For someone who has seemed to pick fights with Republicans, Skinner is doing pretty well picking up GOP votes—at least considering the breadth of the partisan divide in Sacramento. AB 560 got the nod from Senators Dave Cox, R-Sacramento, and John Benoit, R-Palm Desert, in the Senate Energy Committee on Tuesday. Cox also voted for AB 758, her bill to increase the energy efficiency of California buildings.
So what does such a driven legislator do in her spare time? Bird watching.
Not that she has much time for it these days. Skinner said there’s a peregrine falcon she’s been keeping an eye on from her fourth floor office. She also see’s a red-tailed hawk from time to time, and a downy woodpecker that’s nesting in one of the trees she can see from her large, north-facing window.
“Given the hectic nature of capitol life, it’s nice to have an office up here,” she said.
Hectic has been the rule, not the exception, in Skinner’s life. She holds both undergrad and graduate degrees from the University of California at Berkeley, where she developed an interest in native plants. She is still the only person ever elected to Berkeley City Council while a student at UC Berkeley. This came in the 1984, a period when the famously radical campus at the then-more sedate city around it were still frequently at odds.

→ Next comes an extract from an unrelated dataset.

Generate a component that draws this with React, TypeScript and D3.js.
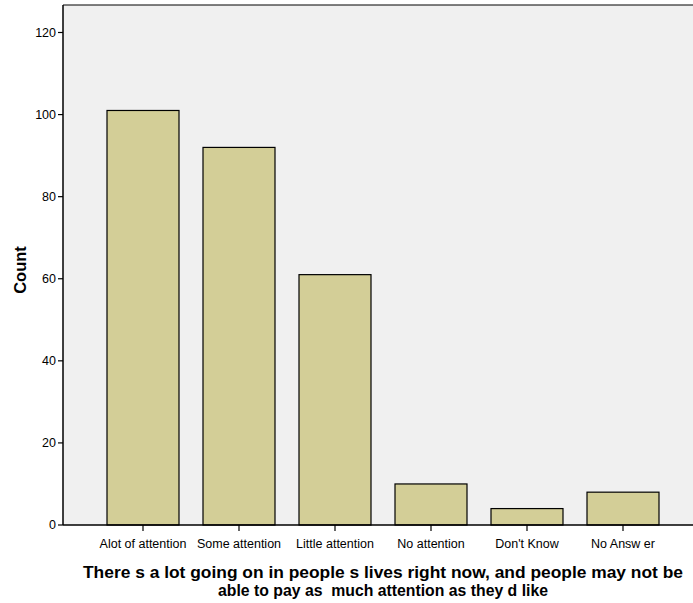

“It was still a very active campus,” Skinner said. “There was a lot of involvement in the anti-Apartheid activity.”
Which is how Skinner cut her political teeth. As the executive director of the graduate student government, called the Graduate Assembly, she helped bring Desmond Tutu to campus to speak at the famed Greek Theater. This was followed by “celebrity arrests” of comedian Whoopi Goldberg, writer Maya Angelou and Congressman Phil Burton. By 1986, the University of California Board of Regents voted to divest, putting it towards the head of a trend of large institutional investors that got out of South Africa.
“We just had a different theme [each protest],” Skinner said. “One day it was religious leaders, another day writers, another day it was artists, another day it was elected officials.”